The adoption of metrics based on human perception arises from the fact that in the past
mosaics have been mostly used in computer graphic applications aimed to a human
audience, such as publicity, photomontage, special effects.
Nowadays mosaicing algorithms are employed not only to generate visually pleasant pictures but also serve as key building blocks for many computer vision applications, such as e.g. motion detection and tracking [3, 9], mosaic-based localization [10],
resolution enhancement [6], augmented reality [1]. In such scenarios, visually similar
mosaics can be characterized by different levels of numerical accuracy and hence have
a different impact on the addressed computer vision applications.
We believe that in these settings a proper reference test bed and evaluation methodology is needed, so as to allow for quantitative performance assessment. Moreover,
algorithms are becoming so accurate that human based perception metrics will soon be
unable to meaningfully distinguish mosaics obtained with different algorithms (e.g. the
mosaics in the left column of Fig.4.1 look identical but they turned out very different
in terms of accuracy of reconstruction of the original scene, see Fig.4.2).
Inspired by the renowned work of Scharstein [14] and the more recent work by
Baker [2], respectively in the field of stereo matching and optical flow, this section
proposes an evaluation methodology for mosaicing algorithms that allows for principled quantitative discussion about performances and represents a useful tool for other
researchers. The proposed methodology enables to rate any mosaicing algorithm based
solely on the output yielded on standard data sets, and therefore irrespectively of any
knowledge on its theoretical foundations or implementation. To this purpose, we have
conceived a framework consisting of data sets and tools for their creation, groundtruth information and performance metrics. As a case study, the methodology has been
applied to the comparison and ranking of three variants of a well-known mosaicing
algorithm that produce high quality, as well as visually indiscernible results.

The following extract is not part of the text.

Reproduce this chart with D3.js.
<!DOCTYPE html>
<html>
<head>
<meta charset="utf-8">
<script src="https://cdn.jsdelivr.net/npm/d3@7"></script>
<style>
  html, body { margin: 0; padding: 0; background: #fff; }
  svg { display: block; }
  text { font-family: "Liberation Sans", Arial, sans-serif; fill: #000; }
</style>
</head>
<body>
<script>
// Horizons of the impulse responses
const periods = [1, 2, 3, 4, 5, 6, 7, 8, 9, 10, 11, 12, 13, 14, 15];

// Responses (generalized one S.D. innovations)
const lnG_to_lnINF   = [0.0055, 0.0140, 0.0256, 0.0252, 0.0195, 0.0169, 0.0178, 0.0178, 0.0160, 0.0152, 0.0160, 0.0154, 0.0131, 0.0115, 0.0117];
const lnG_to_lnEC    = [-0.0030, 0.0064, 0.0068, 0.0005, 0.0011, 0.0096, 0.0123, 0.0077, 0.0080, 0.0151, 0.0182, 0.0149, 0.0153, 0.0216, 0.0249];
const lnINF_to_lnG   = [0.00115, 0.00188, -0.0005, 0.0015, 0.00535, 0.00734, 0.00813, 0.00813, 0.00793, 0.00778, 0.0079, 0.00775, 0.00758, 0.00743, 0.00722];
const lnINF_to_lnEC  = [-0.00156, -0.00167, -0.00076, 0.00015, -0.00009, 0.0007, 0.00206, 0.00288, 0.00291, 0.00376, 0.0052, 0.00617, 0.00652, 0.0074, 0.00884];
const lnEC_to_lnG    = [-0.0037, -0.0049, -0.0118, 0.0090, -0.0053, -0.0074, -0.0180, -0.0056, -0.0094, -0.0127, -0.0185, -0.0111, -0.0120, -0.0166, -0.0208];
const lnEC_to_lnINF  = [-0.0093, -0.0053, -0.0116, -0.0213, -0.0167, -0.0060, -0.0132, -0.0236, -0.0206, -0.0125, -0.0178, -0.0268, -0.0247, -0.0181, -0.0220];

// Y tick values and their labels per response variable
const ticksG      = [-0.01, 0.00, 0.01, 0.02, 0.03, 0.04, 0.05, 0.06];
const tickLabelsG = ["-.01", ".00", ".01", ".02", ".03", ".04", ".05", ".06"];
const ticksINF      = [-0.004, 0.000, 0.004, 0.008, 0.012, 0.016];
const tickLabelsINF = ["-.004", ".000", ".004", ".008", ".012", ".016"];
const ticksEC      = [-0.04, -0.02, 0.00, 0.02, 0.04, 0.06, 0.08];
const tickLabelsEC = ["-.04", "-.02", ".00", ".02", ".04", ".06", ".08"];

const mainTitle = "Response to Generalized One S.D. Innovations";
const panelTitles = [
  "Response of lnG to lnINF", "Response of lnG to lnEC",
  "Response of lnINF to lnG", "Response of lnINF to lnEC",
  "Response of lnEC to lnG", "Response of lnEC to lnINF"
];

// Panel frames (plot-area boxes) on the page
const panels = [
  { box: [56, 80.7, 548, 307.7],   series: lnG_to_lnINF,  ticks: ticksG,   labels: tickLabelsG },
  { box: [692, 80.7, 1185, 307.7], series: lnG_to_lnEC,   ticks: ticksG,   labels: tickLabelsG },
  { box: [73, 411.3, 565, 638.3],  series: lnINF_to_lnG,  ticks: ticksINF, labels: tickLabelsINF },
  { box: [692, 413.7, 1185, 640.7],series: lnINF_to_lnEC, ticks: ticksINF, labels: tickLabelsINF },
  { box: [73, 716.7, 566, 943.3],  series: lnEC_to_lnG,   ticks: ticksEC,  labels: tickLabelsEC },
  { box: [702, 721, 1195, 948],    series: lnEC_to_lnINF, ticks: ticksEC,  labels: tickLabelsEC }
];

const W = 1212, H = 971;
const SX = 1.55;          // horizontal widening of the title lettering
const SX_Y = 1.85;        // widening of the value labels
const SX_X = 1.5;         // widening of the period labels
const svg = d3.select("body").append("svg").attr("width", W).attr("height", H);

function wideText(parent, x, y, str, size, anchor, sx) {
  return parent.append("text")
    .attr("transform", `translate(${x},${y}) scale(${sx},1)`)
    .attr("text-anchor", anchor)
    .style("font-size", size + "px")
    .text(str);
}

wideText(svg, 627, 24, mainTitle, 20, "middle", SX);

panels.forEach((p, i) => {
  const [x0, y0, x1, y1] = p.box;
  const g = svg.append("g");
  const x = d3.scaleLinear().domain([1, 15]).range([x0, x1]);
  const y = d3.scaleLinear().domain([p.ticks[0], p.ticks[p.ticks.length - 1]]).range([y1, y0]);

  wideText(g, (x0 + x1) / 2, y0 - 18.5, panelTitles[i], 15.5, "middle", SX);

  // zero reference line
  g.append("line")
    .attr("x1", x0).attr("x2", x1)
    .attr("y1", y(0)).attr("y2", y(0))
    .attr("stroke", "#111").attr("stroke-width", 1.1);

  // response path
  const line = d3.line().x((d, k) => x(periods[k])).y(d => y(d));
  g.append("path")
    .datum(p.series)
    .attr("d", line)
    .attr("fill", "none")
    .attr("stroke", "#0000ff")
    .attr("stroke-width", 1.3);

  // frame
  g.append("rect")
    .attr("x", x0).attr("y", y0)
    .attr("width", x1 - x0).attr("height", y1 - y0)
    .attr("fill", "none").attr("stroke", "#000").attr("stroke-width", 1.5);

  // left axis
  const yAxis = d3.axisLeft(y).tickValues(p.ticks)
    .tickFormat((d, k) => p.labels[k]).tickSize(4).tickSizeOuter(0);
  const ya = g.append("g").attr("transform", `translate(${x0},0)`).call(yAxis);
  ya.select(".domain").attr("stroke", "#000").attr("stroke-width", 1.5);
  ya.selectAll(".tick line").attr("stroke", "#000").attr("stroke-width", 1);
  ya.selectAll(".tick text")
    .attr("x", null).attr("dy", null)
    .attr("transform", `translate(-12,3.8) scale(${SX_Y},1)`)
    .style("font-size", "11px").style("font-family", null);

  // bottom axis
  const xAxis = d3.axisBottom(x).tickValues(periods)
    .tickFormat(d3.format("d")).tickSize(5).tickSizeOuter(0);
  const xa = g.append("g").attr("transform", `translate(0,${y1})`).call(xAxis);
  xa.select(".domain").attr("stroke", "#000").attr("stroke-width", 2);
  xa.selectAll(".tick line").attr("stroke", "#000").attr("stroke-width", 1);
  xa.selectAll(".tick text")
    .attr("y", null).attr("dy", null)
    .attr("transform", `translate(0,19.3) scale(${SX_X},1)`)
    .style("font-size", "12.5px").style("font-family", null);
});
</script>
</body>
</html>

To the best of our knowledge, there exists no other similar performance evaluation
framework in the field of image mosaicing. The issue of performance evaluation is addressed in two well known references [4, 16] that are thorough surveys of the literature
EVALUATION METHODOLOGY FOR IMAGE MOSAICING ALGORITHMS 67
in the field of planar image registration. Although covering a wide range of algorithms
and applications, the suggested performance indicators pertain only to specific classes
of methods, e.g. keypoints-based algorithms, and may not be widely applicable.
An on-line version of our results, along with the data sets with ground-truth used in
this work, can be found at: http://www.vision.deis.unibo.it/MosPerf. This
web page includes also an online form that allows researchers to download the data
sets and then submit their own results for evaluation.
4.2 Evaluation methodology
Quantitative evaluation has been usually achieved by calculating errors statistics among
registered images of the input sequence. This corresponds to the adoption, within a mosaicing framework, of performance metrics borrowed from image registration theory.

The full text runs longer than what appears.